Show every line that has the string "chart" in it.

**Information provided:**

(begin)

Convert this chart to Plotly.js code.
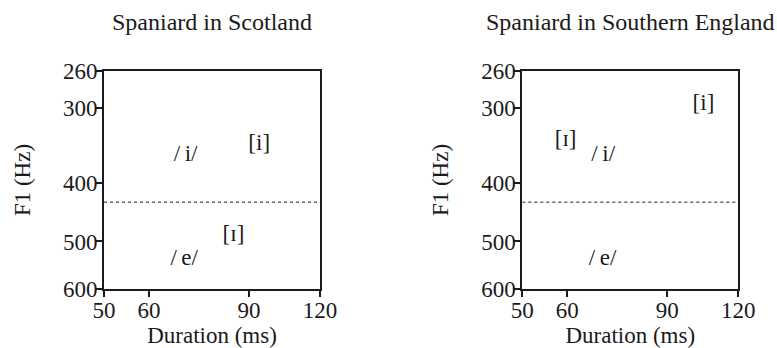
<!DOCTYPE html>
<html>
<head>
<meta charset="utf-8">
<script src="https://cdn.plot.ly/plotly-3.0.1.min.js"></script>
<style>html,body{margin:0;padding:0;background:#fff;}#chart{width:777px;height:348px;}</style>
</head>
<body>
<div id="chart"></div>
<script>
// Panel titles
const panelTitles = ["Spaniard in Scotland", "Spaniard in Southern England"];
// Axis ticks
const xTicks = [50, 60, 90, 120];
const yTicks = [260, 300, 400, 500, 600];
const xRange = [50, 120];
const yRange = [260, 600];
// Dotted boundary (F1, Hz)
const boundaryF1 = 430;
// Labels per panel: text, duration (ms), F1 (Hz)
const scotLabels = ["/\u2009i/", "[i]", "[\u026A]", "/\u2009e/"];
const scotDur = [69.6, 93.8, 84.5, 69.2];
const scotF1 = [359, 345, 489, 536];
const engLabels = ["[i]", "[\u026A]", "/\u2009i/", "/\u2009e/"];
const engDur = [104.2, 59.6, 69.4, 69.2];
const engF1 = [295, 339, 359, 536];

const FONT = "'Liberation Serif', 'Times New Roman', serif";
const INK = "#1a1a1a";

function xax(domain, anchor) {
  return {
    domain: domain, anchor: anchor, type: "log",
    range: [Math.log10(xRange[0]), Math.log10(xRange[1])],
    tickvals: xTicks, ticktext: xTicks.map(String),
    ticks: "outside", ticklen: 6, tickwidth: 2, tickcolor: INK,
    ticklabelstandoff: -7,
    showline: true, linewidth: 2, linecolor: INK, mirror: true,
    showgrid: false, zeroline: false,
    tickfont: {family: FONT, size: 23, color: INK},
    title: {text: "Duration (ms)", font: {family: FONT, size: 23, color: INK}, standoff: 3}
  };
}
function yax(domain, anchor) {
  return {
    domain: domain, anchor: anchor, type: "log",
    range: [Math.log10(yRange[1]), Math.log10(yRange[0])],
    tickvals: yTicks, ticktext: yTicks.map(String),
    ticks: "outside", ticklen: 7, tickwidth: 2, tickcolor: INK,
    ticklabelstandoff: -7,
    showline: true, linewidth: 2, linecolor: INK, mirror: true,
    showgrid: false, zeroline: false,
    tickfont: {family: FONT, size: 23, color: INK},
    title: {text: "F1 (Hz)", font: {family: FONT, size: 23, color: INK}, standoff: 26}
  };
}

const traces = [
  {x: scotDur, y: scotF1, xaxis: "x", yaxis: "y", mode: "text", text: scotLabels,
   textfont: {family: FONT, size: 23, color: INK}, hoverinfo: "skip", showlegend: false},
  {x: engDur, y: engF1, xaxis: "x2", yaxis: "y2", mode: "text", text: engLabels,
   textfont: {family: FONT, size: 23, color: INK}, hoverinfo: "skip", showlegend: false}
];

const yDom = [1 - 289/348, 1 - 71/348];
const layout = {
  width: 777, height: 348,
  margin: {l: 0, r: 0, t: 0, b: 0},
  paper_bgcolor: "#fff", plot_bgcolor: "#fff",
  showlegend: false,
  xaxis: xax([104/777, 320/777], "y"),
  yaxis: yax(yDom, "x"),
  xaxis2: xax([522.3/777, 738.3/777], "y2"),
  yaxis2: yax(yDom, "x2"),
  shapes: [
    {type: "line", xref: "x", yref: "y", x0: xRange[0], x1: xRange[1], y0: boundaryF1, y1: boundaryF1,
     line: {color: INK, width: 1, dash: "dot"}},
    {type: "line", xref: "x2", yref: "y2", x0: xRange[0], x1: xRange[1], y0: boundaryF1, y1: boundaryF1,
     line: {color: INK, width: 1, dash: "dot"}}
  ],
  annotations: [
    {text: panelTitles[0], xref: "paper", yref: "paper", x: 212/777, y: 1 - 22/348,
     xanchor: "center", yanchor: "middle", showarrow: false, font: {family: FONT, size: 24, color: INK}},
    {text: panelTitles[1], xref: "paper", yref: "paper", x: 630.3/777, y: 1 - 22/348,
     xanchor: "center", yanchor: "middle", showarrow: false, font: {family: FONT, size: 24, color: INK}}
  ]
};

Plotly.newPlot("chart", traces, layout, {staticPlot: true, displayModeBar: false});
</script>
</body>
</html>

(end)

**Answer to the exercise:**
Convert this chart to Plotly.js code.
<style>html,body{margin:0;padding:0;background:#fff;}#chart{width:777px;height:348px;}</style>
<div id="chart"></div>
Plotly.newPlot("chart", traces, layout, {staticPlot: true, displayModeBar: false});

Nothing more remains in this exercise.